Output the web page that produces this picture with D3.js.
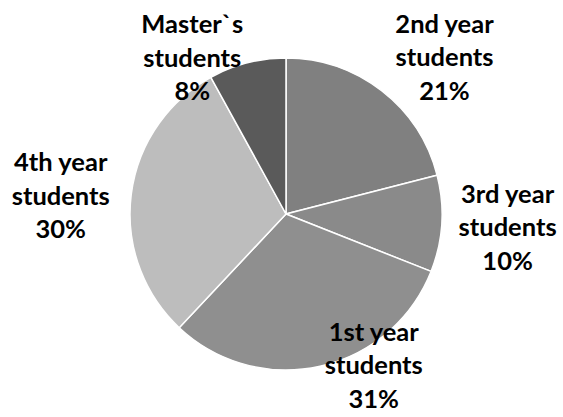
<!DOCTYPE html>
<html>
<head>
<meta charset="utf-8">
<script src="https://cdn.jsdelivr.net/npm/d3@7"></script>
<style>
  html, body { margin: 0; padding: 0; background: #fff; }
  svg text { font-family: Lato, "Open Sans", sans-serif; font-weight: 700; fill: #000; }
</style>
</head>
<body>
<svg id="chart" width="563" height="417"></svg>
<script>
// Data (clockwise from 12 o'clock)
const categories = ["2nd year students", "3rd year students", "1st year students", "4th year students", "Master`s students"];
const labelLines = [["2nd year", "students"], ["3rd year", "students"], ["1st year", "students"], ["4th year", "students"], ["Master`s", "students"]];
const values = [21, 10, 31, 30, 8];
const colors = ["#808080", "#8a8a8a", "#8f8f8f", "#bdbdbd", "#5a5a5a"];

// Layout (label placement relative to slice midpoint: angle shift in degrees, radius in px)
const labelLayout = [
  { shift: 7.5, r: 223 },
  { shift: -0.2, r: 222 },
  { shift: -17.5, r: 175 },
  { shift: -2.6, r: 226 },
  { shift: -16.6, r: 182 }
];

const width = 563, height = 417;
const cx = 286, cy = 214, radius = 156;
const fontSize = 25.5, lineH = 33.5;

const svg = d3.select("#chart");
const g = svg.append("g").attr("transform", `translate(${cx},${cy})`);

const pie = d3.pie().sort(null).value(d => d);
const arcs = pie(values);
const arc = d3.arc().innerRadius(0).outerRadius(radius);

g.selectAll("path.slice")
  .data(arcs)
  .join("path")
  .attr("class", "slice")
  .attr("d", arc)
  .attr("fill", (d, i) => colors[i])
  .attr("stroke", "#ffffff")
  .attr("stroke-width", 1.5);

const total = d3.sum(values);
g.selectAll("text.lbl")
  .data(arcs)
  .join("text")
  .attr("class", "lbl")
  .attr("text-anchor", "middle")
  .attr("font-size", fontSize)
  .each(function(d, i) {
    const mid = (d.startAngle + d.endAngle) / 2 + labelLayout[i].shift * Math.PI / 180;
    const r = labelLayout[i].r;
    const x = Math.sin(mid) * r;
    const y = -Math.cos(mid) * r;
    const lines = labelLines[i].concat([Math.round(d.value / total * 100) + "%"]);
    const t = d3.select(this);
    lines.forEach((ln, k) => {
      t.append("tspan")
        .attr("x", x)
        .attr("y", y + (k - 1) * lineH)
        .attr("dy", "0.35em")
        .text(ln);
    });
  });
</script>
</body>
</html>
● ● ● ●
◆ Brief
Every line of the data should be copied as it stands, without the images.

◆ Finished exercise
Output the web page that produces this picture with D3.js.
<!DOCTYPE html>
<html>
<head>
<meta charset="utf-8">
<script src="https://cdn.jsdelivr.net/npm/d3@7"></script>
<style>
  html, body { margin: 0; padding: 0; background: #fff; }
  svg text { font-family: Lato, "Open Sans", sans-serif; font-weight: 700; fill: #000; }
</style>
</head>
<body>
<svg id="chart" width="563" height="417"></svg>
<script>
// Data (clockwise from 12 o'clock)
const categories = ["2nd year students", "3rd year students", "1st year students", "4th year students", "Master`s students"];
const labelLines = [["2nd year", "students"], ["3rd year", "students"], ["1st year", "students"], ["4th year", "students"], ["Master`s", "students"]];
const values = [21, 10, 31, 30, 8];
const colors = ["#808080", "#8a8a8a", "#8f8f8f", "#bdbdbd", "#5a5a5a"];

// Layout (label placement relative to slice midpoint: angle shift in degrees, radius in px)
const labelLayout = [
  { shift: 7.5, r: 223 },
  { shift: -0.2, r: 222 },
  { shift: -17.5, r: 175 },
  { shift: -2.6, r: 226 },
  { shift: -16.6, r: 182 }
];

const width = 563, height = 417;
const cx = 286, cy = 214, radius = 156;
const fontSize = 25.5, lineH = 33.5;

const svg = d3.select("#chart");
const g = svg.append("g").attr("transform", `translate(${cx},${cy})`);

const pie = d3.pie().sort(null).value(d => d);
const arcs = pie(values);
const arc = d3.arc().innerRadius(0).outerRadius(radius);

g.selectAll("path.slice")
  .data(arcs)
  .join("path")
  .attr("class", "slice")
  .attr("d", arc)
  .attr("fill", (d, i) => colors[i])
  .attr("stroke", "#ffffff")
  .attr("stroke-width", 1.5);

const total = d3.sum(values);
g.selectAll("text.lbl")
  .data(arcs)
  .join("text")
  .attr("class", "lbl")
  .attr("text-anchor", "middle")
  .attr("font-size", fontSize)
  .each(function(d, i) {
    const mid = (d.startAngle + d.endAngle) / 2 + labelLayout[i].shift * Math.PI / 180;
    const r = labelLayout[i].r;
    const x = Math.sin(mid) * r;
    const y = -Math.cos(mid) * r;
    const lines = labelLines[i].concat([Math.round(d.value / total * 100) + "%"]);
    const t = d3.select(this);
    lines.forEach((ln, k) => {
      t.append("tspan")
        .attr("x", x)
        .attr("y", y + (k - 1) * lineH)
        .attr("dy", "0.35em")
        .text(ln);
    });
  });
</script>
</body>
</html>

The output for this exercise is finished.